Cell culture and treatments

The intestinal endocrine L cell line STC-1 and islet cell line NIT-1 were cultured in RPMI 1640 medium supplemented with 5 mM glucose, 10% fetal bovine serum, 100 U/mL penicillin, and 100 μg/mL streptomycin in 100 mm cell culture dishes at 37 °C in a 5% CO2 atmosphere.

To establish stratified co-culture of STC-1 and NIT-1 cells in 24-well plates using transwell, STC-1 cells were first plated on top of the matrigel and then NIT-1 cells were cultured in 24-well plates. Once cells reached 75–85% confluence, they were treated with different concentrations of C3G (20, 40, and 80 μg/mL) for 24 h.

Cell viability assay

3-(4, 5-Dimethylthiazol-2-yl)-2, 5-diphenyltetrazolium bromide (MTT), diluted in PBS to 0.5 mg/mL, was added to a 96-well plate at 100 μL per well, where STC-1 or NIT-1 cells were cultured. The plate was incubated at 37 °C in a 5% CO2 atmosphere for 3–4 hours. Following the incubation, 150 μL of dimethyl sulfoxide was added to each well to dissolve the formazan precipitate. The absorbance was measured at 570 nm using a microplate reader to determine the cell viability.

ELISA analysis

After standing at room temperature for 20 min, 50 μL of the diluted sample was added to each well of GLP-1 or insulin antibody-coated 96-well plate.

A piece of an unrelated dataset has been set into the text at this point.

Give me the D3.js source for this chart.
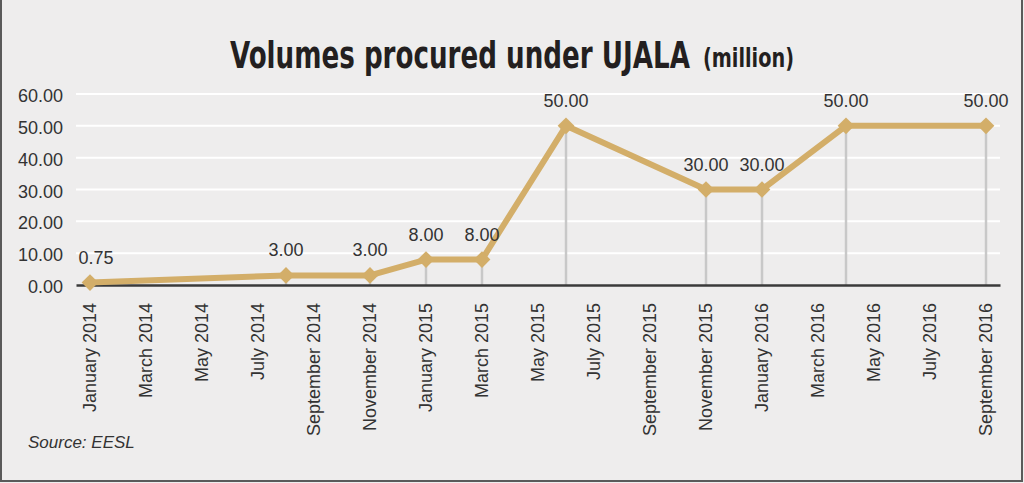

Subsequently, 50 μL of peroxidase-coupled secondary antibody was distributed to each well and incubated for 1 h at 37 °C. The plate was then washed five times with a wash buffer. Following this, 100 μL of mixed substrate was added to each well for the revelation reaction, which was performed in the dark for 15 min. Afterward, 50 μL of stop solution was added and mixed for 30 s to terminate the reaction. Finally, the absorbance of each sample was measured at 450 nm using a microplate reader.

RNA isolation, reverse transcription, and qRT-PCR analysis

Total RNA from STC-1 cells was extracted using an RNA miniprep kit (Takara, 9108). RNA was then reverse-transcribed into cDNA using an RT reagent kit (Takara, RR047A). qRT-PCR was performed on an Applied Biosystems Step One System (Thermo Fisher Scientific) using the TB Green kit (Takara, RR420A). Primer sequences for target genes are listed in Table S1.

WB analysis

Protein extracts from treated cells were prepared using WB/IP lysis buffer. The protein extracts were separated by 12% SDS-polyacrylamide gel electrophoresis and then electroblotted onto polyvinylidene difluoride membranes. The blotted membranes were blocked with blocking solution at 25 °C for 60 min, followed by overnight incubation at 4 °C with primary antibodies against PG, GLP-1, PPARβ/δ, β-catenin, TCF-4, and GAPDH. Membranes were washed three times with PBST to remove residual primary antibodies and then incubated with horseradish peroxidase-conjugated goat anti-rabbit or goat anti-mouse IgG secondary antibodies at 25 °C for 60 min. Following secondary antibody incubation, blotted membranes were washed three times with PBST to remove residual secondary antibodies. Finally, protein bands were detected using an ECL detection reagent and visualized using a digital imaging system.

Statistical analyses

Data are expressed as means ± SD. Statistical analyses were performed using SPSS 16.0 software. Fluorescence image intensity was quantified using Image-Pro Plus 6.0 software. WB protein band intensity was quantified using Image J software. All the experimental results are based on three or more independent replicate experiments. Any two groups labeled with different letters (e.g., a, b, or c) on the histogram, indicate statistically significant differences (p < 0.05).